Checking my email and I see that the Unifi Switch that my HA connects to updated this morning.
Even after a reboot of HA it didn’t come back until I ran the NMCLI commands

My questions:

  1. Did you successfully boot into bash ?
  2. Without a bash, how can you input command NMCLI ???

It looks to me it’s NEVER ending Wait Until Kernel Time Synchronized. Stuck there forever…

I’m booting home-assistant independently without ssh or virtual machine, it’s just a fresh rebooting, with HDMI connected…

Any solution so far? BTW, I flashed haos_rpi3-64-10.3.img.xz for my testing.

Hi, same problem for me. RPI5 with HassOS 12 installed on NVME drive. First start failed as yours.
Added a bunch of NTP servers to /etc/systemd/timesyncd.conf with vi (time.goole.com and time1.google.com). Restarted and everything worked fine.
I had the exactly same issue with an RPI3 with HassOS installed on an SD card at the first start.
I think that in my case my ISP or my router have no access to default HassOS NTP server cloudfare.

Hope that this can help someone.

Made my day. Thank you!

1 Like

Works like a charm, i was disable lan in bios, and get same error, thanks!

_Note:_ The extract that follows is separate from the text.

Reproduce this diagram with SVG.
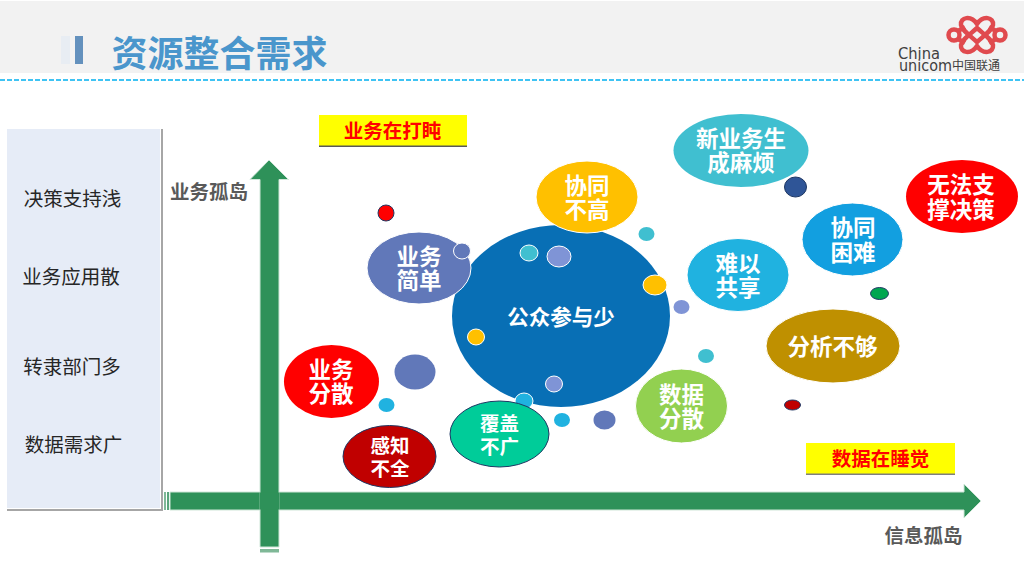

This fixed the problem for me. Here The vi version worked for me

Incase the link goes dead in the future.

ha > login
 
mkdir -p /mnt/boot/CONFIG # echo -e "[Time]\nNTP=10.20.30.40\nFallbackNTP=10.20.30.41" > /mnt/boot/CONFIG/timesyncd.conf

Replace 10.20.30.40 and 10.20.30.41 with your desired NTP servers.

Alternatively you can:


vi /mnt/boot/CONFIG/timesyncd.conf


i

[Time] NTP=10.20.30.40 FallbackNTP=10.20.30.41

escape

:w

:q

I = start editing (insert)
escape = stops editing(insert)
:w = save
:q = quit

Once /mnt/boot/CONFIG/timesyncd.conf has been created you can reboot the Host


reboot

The /mnt/boot/CONFIG folder is removed after reboot. This is normal, and your changes should persist future reboots.